The Honolulu Department of Planning and Permitting is proposing a measure to cut down the number of short-term vacation rentals on Oahu and boost the number of housing units available to residents.
The measure would allow all legal current bed-and-breakfast and transient vacation units to continue operating but would not allow any new short-term vacation rental properties in residential areas. The only new permits would be given in resort areas such as Kuilima, Ko Olina and Waikiki. It would also require the properties to display their certification registration number on all of their advertisements for the property.
The DPP measure would also change the definition of a short-term rental. Currently, a short-term rental is anything less than 30 days. Homeowners, without a special permit, are allowed to rent a unit for a minimum of 30 days under the current system. Some owners have used that rule to continue renting to visitors.
Under the DPP proposal a short-term rental would be anything rented for less than 180 days. The idea is to make these properties available for residents only.
DPP was originally looking at creating a lottery system to grant up to 1,700 permits for legal short-term rental properties. However, that plan was scratched after public pushback.
Mayor Rick Blangiardi estimated that about 3 million of the state’s 10.5 million tourists were staying in up to 14,000 illegal vacation rentals.
There are only 808 legal short-term rental properties on Oahu outside of resort areas.
“We have a housing crisis that more than anything, the short-term vacation rentals have really impacted that housing crisis and taken a lot of units off the market that could be available to local people,” Blangiardi said Monday at a news conference.
DPP Director Dean Uchida said that according to University of Hawaii Economic Research Organization Executive Director Carl Bonham, 5% of the state’s housing stock is being used by illegal short-term vacation rentals.
The measure plans to charge B&Bs and TVUs in residential areas at the B&B property tax rate, which is higher than the residential rate. The new nonconforming units would be taxed at the resort rate, which is even higher. The proceeds from the increase in tax revenue from the short-term rental units would then be used to staff the DPP’s special short-term rental enforcement unit.
Uchida explained that several years ago the City Council granted the department seven positions for this exact purpose. However, the positions were not funded and so were unable to be filled.
“It’s the first time we’re doing this type of focus because it’s such a big problem,” he said.
“Typically, our building inspectors would be the ones doing enforcement, but they got enough to do with just building code violations and things. So dedicating a staff, setting up a funding stream, just to take care of the enforcement branch — those are two critical steps in the right direction.”
During a City Council committee meeting Tuesday, Council member Esther Kia‘aina asked Uchida whether the bill could be amended to not allow the nonconforming use designation to transfer from one owner to the next.

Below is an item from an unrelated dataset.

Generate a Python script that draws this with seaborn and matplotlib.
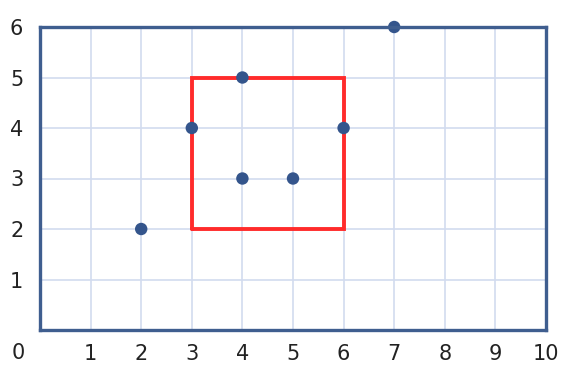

Uchida said that he looked into including it in the measure, but that it would not be possible because it is a legal status of the property itself. That means that as long as the owner of the property registers the property annually, the nonconforming use status would not lapse if the property is sold.
Council Chairman Tommy Waters also suggested to Uchida that a new tax code could be implemented to create a disincentive for homeowners with nonconforming use permits to rent their entire property to visitors rather than just a room.
“The current tax code only has a tax for bed-and-breakfast, which is when you rent out a portion of the house, but it doesn’t have a category where the entire house is rented out,” he said.
“Really, the idea is … how do you get the tourists back into Waikiki, back into the resort areas?”
Uchida said he would be willing to create a new tax category.
“We’re trying to give communities their neighborhoods back,” he said.
“Put our housing stock back into the rental market for long-term rent for residents. Local families can rent and also help the visitor industry manage tourism and manage the numbers of people who visit Oahu.”
The DPP proposal will be heard by the City Planning Commission and then the full City Council.
This story has been updated to clarify that no illegal short-term vacation rentals will be allowed to continue operating.